**EXERCISE DIRECTIONS:** Each line from the top of the listing through the one holding "Line, XAxis, YAxis" should be restated word for word, with nothing added and no pictures.

**DATA SHOWN:**
<<<<
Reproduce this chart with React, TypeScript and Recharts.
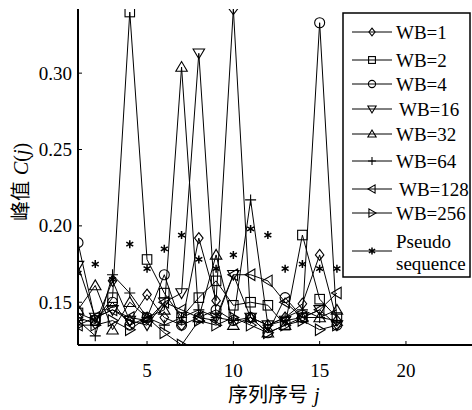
import React from 'react';
import { LineChart, Line, XAxis, YAxis } from 'recharts';

const xValues = [1, 2, 3, 4, 5, 6, 7, 8, 9, 10, 11, 12, 13, 14, 15, 16];
const wb1 = [0.140, 0.136, 0.164, 0.138, 0.155, 0.140, 0.135, 0.192, 0.151, 0.342, 0.140, 0.135, 0.140, 0.149, 0.181, 0.138];
const wb2 = [0.143, 0.138, 0.153, 0.340, 0.178, 0.156, 0.140, 0.153, 0.164, 0.148, 0.150, 0.148, 0.135, 0.194, 0.152, 0.140];
const wb4 = [0.189, 0.138, 0.150, 0.135, 0.140, 0.168, 0.135, 0.140, 0.145, 0.138, 0.140, 0.130, 0.153, 0.140, 0.333, 0.135];
const wb16 = [0.174, 0.140, 0.145, 0.138, 0.135, 0.150, 0.156, 0.313, 0.140, 0.168, 0.140, 0.135, 0.138, 0.140, 0.145, 0.135];
const wb32 = [0.145, 0.161, 0.132, 0.150, 0.140, 0.145, 0.304, 0.140, 0.181, 0.135, 0.140, 0.130, 0.135, 0.140, 0.140, 0.145];
const wb64 = [0.138, 0.128, 0.168, 0.156, 0.140, 0.135, 0.140, 0.145, 0.140, 0.138, 0.217, 0.135, 0.140, 0.145, 0.140, 0.138];
const wb128 = [0.135, 0.140, 0.145, 0.140, 0.138, 0.150, 0.145, 0.140, 0.138, 0.168, 0.168, 0.164, 0.150, 0.140, 0.145, 0.156];
const wb256 = [0.135, 0.135, 0.138, 0.132, 0.140, 0.130, 0.122, 0.138, 0.135, 0.140, 0.135, 0.130, 0.135, 0.138, 0.132, 0.135];
const pseudo = [0.169, 0.175, 0.165, 0.188, 0.172, 0.185, 0.194, 0.178, 0.172, 0.181, 0.198, 0.194, 0.172, 0.175, 0.172, 0.172];

const xTicks = [5, 10, 15, 20];
const yTicks = [0.15, 0.2, 0.25, 0.3];

const seriesKeys = ['wb1', 'wb2', 'wb4', 'wb16', 'wb32', 'wb64', 'wb128', 'wb256', 'pseudo'];
const seriesNames = ['WB=1', 'WB=2', 'WB=4', 'WB=16', 'WB=32', 'WB=64', 'WB=128', 'WB=256', 'Pseudo sequence'];
const seriesMarkers = ['diamond', 'square', 'circle', 'down', 'up', 'plus', 'left', 'right', 'star'];
const seriesValues = [wb1, wb2, wb4, wb16, wb32, wb64, wb128, wb256, pseudo];

const data = xValues.map((x, i) => {
  const row: Record<string, number> = { x };
  seriesKeys.forEach((k, j) => {
    row[k] = seriesValues[j][i];
  });
  return row;
});

const SERIF = '"Liberation Serif", "Times New Roman", serif';
const CJK = '"Noto Sans CJK SC", sans-serif';

function Marker({ kind, cx, cy, s }: { kind: string; cx: number; cy: number; s: number }) {
  const st = { fill: 'none', stroke: '#000', strokeWidth: 1.1 };
  switch (kind) {
    case 'diamond':
      return <polygon points={`${cx},${cy - s * 1.1} ${cx + s * 0.85},${cy} ${cx},${cy + s * 1.1} ${cx - s * 0.85},${cy}`} {...st} />;
    case 'square':
      return <rect x={cx - s * 0.95} y={cy - s * 0.95} width={s * 1.9} height={s * 1.9} {...st} />;
    case 'circle':
      return <circle cx={cx} cy={cy} r={s} {...st} />;
    case 'down':
      return <polygon points={`${cx - s * 1.15},${cy - s * 0.85} ${cx + s * 1.15},${cy - s * 0.85} ${cx},${cy + s * 1.1}`} {...st} />;
    case 'up':
      return <polygon points={`${cx - s * 1.15},${cy + s * 0.85} ${cx + s * 1.15},${cy + s * 0.85} ${cx},${cy - s * 1.1}`} {...st} />;
    case 'left':
      return <polygon points={`${cx + s * 0.85},${cy - s * 1.15} ${cx + s * 0.85},${cy + s * 1.15} ${cx - s * 1.1},${cy}`} {...st} />;
    case 'right':
      return <polygon points={`${cx - s * 0.85},${cy - s * 1.15} ${cx - s * 0.85},${cy + s * 1.15} ${cx + s * 1.1},${cy}`} {...st} />;
    case 'plus':
      return <path d={`M${cx - s * 1.1},${cy}H${cx + s * 1.1}M${cx},${cy - s * 1.1}V${cy + s * 1.1}`} {...st} />;
    case 'star': {
      const r = s * 0.8;
      const a = r * 0.87;
      const b = r * 0.5;
      return (
        <path
          d={`M${cx},${cy - r}V${cy + r}M${cx - a},${cy - b}L${cx + a},${cy + b}M${cx - a},${cy + b}L${cx + a},${cy - b}`}
          fill="none"
          stroke="#000"
          strokeWidth={1.5}
        />
      );
    }
    default:
      return null;
  }
}

const makeDot = (kind: string) => (props: any) => {
  const { cx, cy, index } = props;
  if (cx == null || cy == null) return <g key={`d-${kind}-${index}`} />;
  return (
    <g key={`d-${kind}-${index}`}>
      <Marker kind={kind} cx={cx} cy={cy} s={5} />
    </g>
  );
};

const BottomTick = (props: any) => {
  const { x, y, payload } = props;
  return (
    <g>
      <line x1={x} x2={x} y1={y} y2={y - 4} stroke="#000" strokeWidth={1} />
      <text x={x} y={y + 32} textAnchor="middle" style={{ fontFamily: SERIF }} fontSize={19} fill="#000">
        {payload.value}
      </text>
    </g>
  );
};

const TopTick = (props: any) => {
  const { x, y } = props;
  return <line x1={x} x2={x} y1={y} y2={y + 4} stroke="#000" strokeWidth={1} />;
};

const LeftTick = (props: any) => {
  const { x, y, payload } = props;
  return (
    <g>
      <line x1={x} x2={x + 4} y1={y} y2={y} stroke="#000" strokeWidth={1} />
      <text x={x - 6} y={y + 6.5} textAnchor="end" style={{ fontFamily: SERIF }} fontSize={19} fill="#000">
        {Number(payload.value).toFixed(2)}
      </text>
    </g>
  );
};

const RightTick = (props: any) => {
  const { x, y } = props;
  return <line x1={x} x2={x - 4} y1={y} y2={y} stroke="#000" strokeWidth={1} />;
};

const legendRows = [32, 60, 84, 109, 134, 161, 189, 213];
const legendTextX = [396, 396, 396, 399, 396, 396, 399, 396];

export default function App() {
  return (
    <div style={{ position: 'absolute', left: 0, top: 0, width: 472, height: 410, overflow: 'hidden', background: '#fff' }}>
      <LineChart
        width={480}
        height={410}
        data={data}
        margin={{ top: 9, right: 5, left: 0, bottom: 25 }}
      >
        <XAxis
          xAxisId={0}
          dataKey="x"
          type="number"
          domain={[1, 24]}
          ticks={xTicks}
          interval={0}
          allowDataOverflow
          height={40}
          tickSize={0}
          tickMargin={0}
          axisLine={{ stroke: '#000', strokeWidth: 2 }}
          tickLine={false}
          tick={<BottomTick />}
        />
        <XAxis
          xAxisId="top"
          orientation="top"
          dataKey="x"
          type="number"
          domain={[1, 24]}
          ticks={xTicks}
          interval={0}
          allowDataOverflow
          height={0}
          tickSize={0}
          tickMargin={0}
          axisLine={{ stroke: '#000', strokeWidth: 2 }}
          tickLine={false}
          tick={<TopTick />}
        />
        <YAxis
          yAxisId={0}
          type="number"
          domain={[0.122, 0.342]}
          ticks={yTicks}
          interval={0}
          allowDataOverflow
          width={78}
          tickSize={0}
          tickMargin={0}
          axisLine={{ stroke: '#000', strokeWidth: 2 }}
          tickLine={false}
          tick={<LeftTick />}
        />
        <YAxis
          yAxisId="right"
          orientation="right"
          type="number"
          domain={[0.122, 0.342]}
          ticks={yTicks}
          interval={0}
          allowDataOverflow
          width={0}
          tickSize={0}
          tickMargin={0}
          axisLine={{ stroke: '#000', strokeWidth: 2 }}
          tickLine={false}
          tick={<RightTick />}
        />
        {seriesKeys.map((k, i) => (
          <Line
            key={k}
            xAxisId={0}
            yAxisId={0}
            dataKey={k}
            type="linear"
            stroke={k === 'pseudo' ? 'none' : '#000'}
            strokeWidth={1}
            dot={makeDot(seriesMarkers[i])}
            activeDot={false}
            isAnimationActive={false}
          />
        ))}
      </LineChart>
      <svg
        width={472}
        height={410}
        style={{ position: 'absolute', left: 0, top: 0, pointerEvents: 'none' }}
      >
        <rect x={343} y={13} width={127} height={264} fill="#fff" stroke="#000" strokeWidth={1.5} />
        {seriesNames.slice(0, 8).map((name, i) => (
          <g key={name}>
            <line x1={352} x2={392} y1={legendRows[i]} y2={legendRows[i]} stroke="#000" strokeWidth={1} />
            <Marker kind={seriesMarkers[i]} cx={372} cy={legendRows[i]} s={3.6} />
            <text x={legendTextX[i]} y={legendRows[i] + 7} style={{ fontFamily: SERIF }} fontSize={19} fill="#000">
              {name}
            </text>
          </g>
        ))}
        <g>
          <line x1={352} x2={392} y1={251} y2={251} stroke="#000" strokeWidth={1} />
          <Marker kind="star" cx={372} cy={251} s={4.5} />
          <text x={396} y={248} style={{ fontFamily: SERIF }} fontSize={19} fill="#000">Pseudo</text>
          <text x={396} y={270} style={{ fontFamily: SERIF }} fontSize={19} fill="#000">sequence</text>
        </g>
        <text x={228} y={402} style={{ fontFamily: CJK }} fontSize={20} fill="#000">
          序列序号
          <tspan style={{ fontFamily: SERIF, fontStyle: 'italic' }} fontSize={20} dx={6}>j</tspan>
        </text>
        <text transform="translate(28,221) rotate(-90)" style={{ fontFamily: CJK }} fontSize={20} fill="#000">
          峰值
          <tspan style={{ fontFamily: SERIF, fontStyle: 'italic' }} dx={6}>C</tspan>
          <tspan style={{ fontFamily: SERIF }}>(</tspan>
          <tspan style={{ fontFamily: SERIF, fontStyle: 'italic' }}>j</tspan>
          <tspan style={{ fontFamily: SERIF }}>)</tspan>
        </text>
      </svg>
    </div>
  );
}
>>>>
**COMPLETE RESPONSE:**
Reproduce this chart with React, TypeScript and Recharts.
import React from 'react';
import { LineChart, Line, XAxis, YAxis } from 'recharts';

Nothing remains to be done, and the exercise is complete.